Quelques propositions incomplètes
(1) La situation des rédactions et leur statut juridique diffèrent grandement selon le statut juridique des entreprises médiatiques. Mais toutes les entreprises médiatiques doivent être dotées d’une instance ouverte à tous les journalistes, quel que soit le statut de ces derniers, qu’ils soient en CDI, en CDD ou simplement pigistes. L’existence d’une telle instance ne devrait pas être un simple droit accordé aux journalistes, mais une obligation légale imposée aux opérateurs et aux responsables de la rédaction.
(2) Autrement dit et plus précisément, toutes les entreprises médiatiques doivent être dotées d’un Conseil de rédaction ouvert à tous les journalistes, quelles que soient la dénomination de cette instance et certaines de ses particularités. Les formes et les dénominations de cette instance peuvent en effet varier pour tenir compte de formes préexistantes de sociétés de journalistes ou sociétés de rédacteurs, ainsi que de la variété des fonctions qu’elles s’attribuent ou qui leur sont attribuées. En particulier, il faut tenir compte de l’existence de sociétés de rédacteurs qui participent à la propriété de l’entreprise, voire même qui en sont les principaux acteurs sans les sociétés coopératives.
(3) Quelles que soient leurs dénominations et leurs particularités, les Conseils de rédaction doivent disposer de droits et de moyens qui leur soient communs.
– Les Conseils de rédaction participent à l’élaboration de la charte déontologique et de la charte éditoriale de l’entreprise et veillent à leur respect. Ils s’assurent que la charte déontologique particulière à l’entreprise est conforme à la charte déontologique qui doit être annexée à la convention collective.
– Les Conseils de rédaction sont consultés et se prononcent sur les projets d’orientation éditoriale et d’organisation de la rédaction et peuvent les refuser.
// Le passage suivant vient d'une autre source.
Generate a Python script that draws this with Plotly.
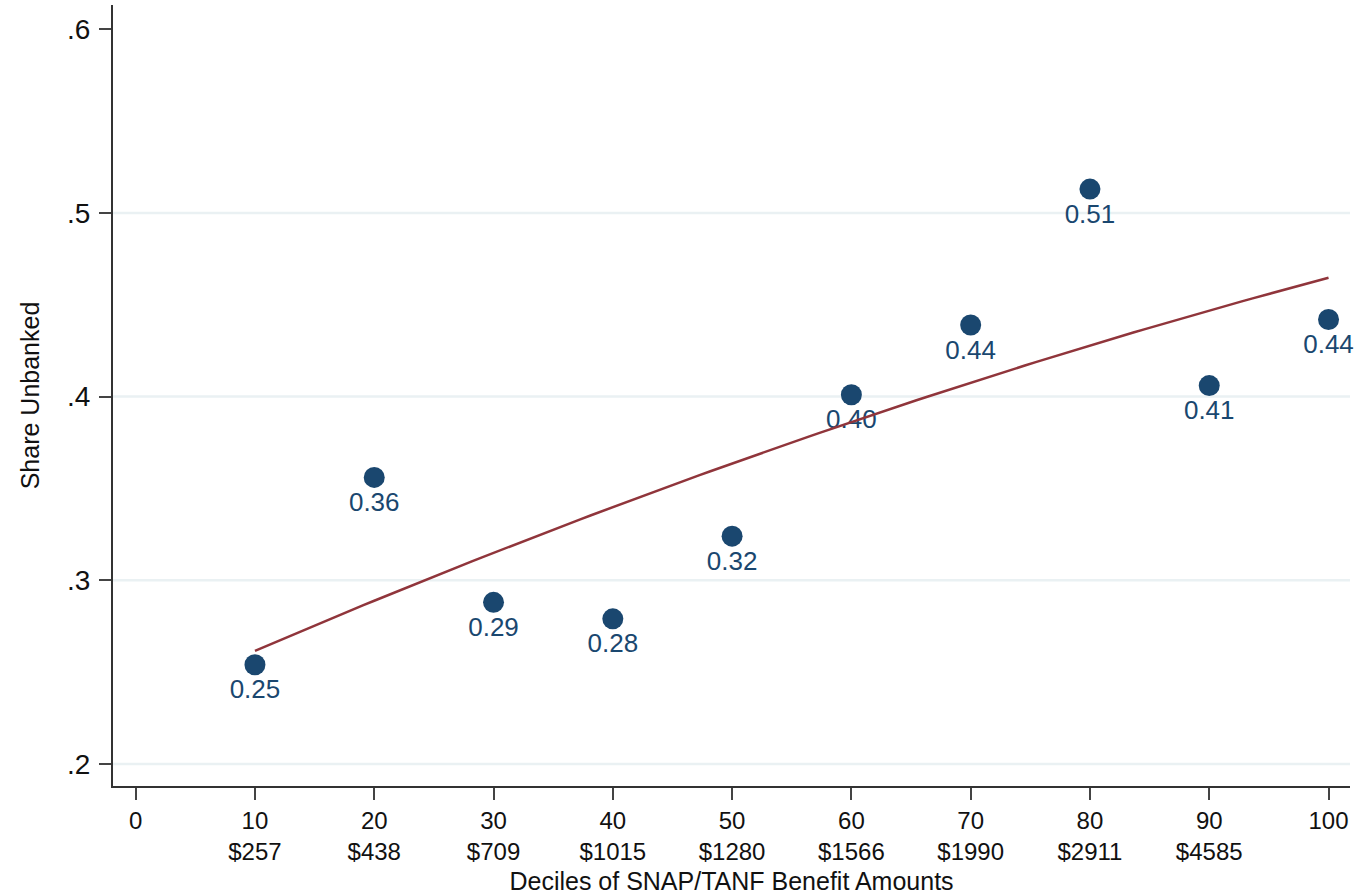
import numpy as np
import plotly.graph_objects as go

# Deciles of SNAP/TANF benefit amounts and the share unbanked in each
deciles = [10, 20, 30, 40, 50, 60, 70, 80, 90, 100]
benefit_cutoffs = ["$257", "$438", "$709", "$1015", "$1280",
                   "$1566", "$1990", "$2911", "$4585", ""]
share_unbanked = [0.254, 0.356, 0.288, 0.279, 0.324,
                  0.401, 0.439, 0.513, 0.406, 0.442]

x_tick_values = [0, 10, 20, 30, 40, 50, 60, 70, 80, 90, 100]
y_tick_values = [0.2, 0.3, 0.4, 0.5, 0.6]
y_tick_labels = [".2", ".3", ".4", ".5", ".6"]
grid_values = [0.2, 0.3, 0.4, 0.5]

NAVY = "#1a476f"
MAROON = "#90353b"
FONT = "Liberation Sans, Arial, Helvetica, sans-serif"

# x tick labels: decile on the first line, benefit cutoff below
x_tick_text = ["0"]
for d, c in zip(deciles, benefit_cutoffs):
    x_tick_text.append(f"{d}<br>{c}" if c else f"{d}")

# quadratic fit of share unbanked on decile
coef = np.polyfit(deciles, share_unbanked, 2)
fit_x = np.linspace(min(deciles), max(deciles), 100)
fit_y = np.polyval(coef, fit_x)

fig = go.Figure()

fig.add_trace(go.Scatter(
    x=deciles, y=share_unbanked, mode="markers+text",
    marker=dict(color=NAVY, size=21, line=dict(width=0)),
    texttemplate="%{y:.2f}", textposition="bottom center",
    textfont=dict(family=FONT, size=26, color=NAVY),
    showlegend=False, cliponaxis=False,
))

fig.add_trace(go.Scatter(
    x=fit_x, y=fit_y, mode="lines",
    line=dict(color=MAROON, width=2.5),
    showlegend=False,
))

for v in grid_values:
    fig.add_shape(type="line", xref="paper", yref="y", x0=0, x1=1, y0=v, y1=v,
                  line=dict(color="#eaf1f3", width=2.5), layer="below")

fig.update_layout(
    width=1358, height=896,
    margin=dict(l=113, r=8, t=5, b=106),
    paper_bgcolor="white", plot_bgcolor="white",
    font=dict(family=FONT, color="#111111"),
    xaxis=dict(
        range=[-1.9, 101.8], tickmode="array",
        tickvals=x_tick_values, ticktext=x_tick_text,
        ticks="outside", ticklen=12, tickwidth=2, tickcolor="#444444",
        showline=True, linecolor="#333333", linewidth=2,
        showgrid=False, zeroline=False,
        tickfont=dict(family=FONT, size=24, color="#111111"),
        title=dict(text="Deciles of SNAP/TANF Benefit Amounts",
                   font=dict(family=FONT, size=25, color="#111111"),
                   standoff=8),
    ),
    yaxis=dict(
        range=[0.188, 0.6132], tickmode="array",
        tickvals=y_tick_values, ticktext=y_tick_labels,
        ticks="outside", ticklen=12, tickwidth=2, tickcolor="#444444",
        ticklabelstandoff=3,
        showline=True, linecolor="#333333", linewidth=2,
        showgrid=False, zeroline=False,
        tickfont=dict(family=FONT, size=28, color="#111111"),
        title=dict(text="Share Unbanked",
                   font=dict(family=FONT, size=25, color="#111111"),
                   standoff=20),
    ),
)

fig.write_html("out.html")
– Les Conseils de rédaction sont consultés et se prononcent sur la nomination d’un responsable de la rédaction qu’il soit directeur de l’information, directeur de la rédaction ou rédacteur en chef, et peuvent la refuser.
(4) Les Conseils de rédaction sont consultés et se prononcent sur la situation économique de l’entreprise et sur toute transformation de la composition de ses actionnaires et peuvent refuser cette transformation. Ils le font conjointement avec les comités d’entreprises qui sont, eux aussi, habilités à donner leur avis sur l’orientation éditoriale et l’organisation de la rédaction.
(5) Quand des Conseils de rédaction sont constitués des médias qui appartiennent au secteur public ou à des groupes multimédias, ils peuvent délibérer ensemble et agir de concert, avec les mêmes prérogatives ;
(6) Quand des Conseils de rédaction, quelles que soient leurs dénominations et leurs particularités, détiennent une partie des parts du capital de l’entreprise, ils sont dotés d’une personnalité juridique spécifique. Il en va de même de même pour les coopératives de presse.
(7) Les Conseils de rédaction peuvent être saisis par les syndicats de journalistes de l’entreprise ou par tout journaliste individuellement.
(8) L’existence de Conseils de rédaction ainsi définis conditionne l’attribution de droits et de moyens particuliers aux entreprises concernées. En particulier, elle conditionne l’attribution des aides à la presse (pour la presse écrite, imprimée ou numérique) et des fréquences (pour les stations et chaînes de l’audiovisuel). Toute entrave à leur existence et à l’exercice de leur rôle peut se traduire par la suspension de l’attribution de ces aides et de ces fréquences.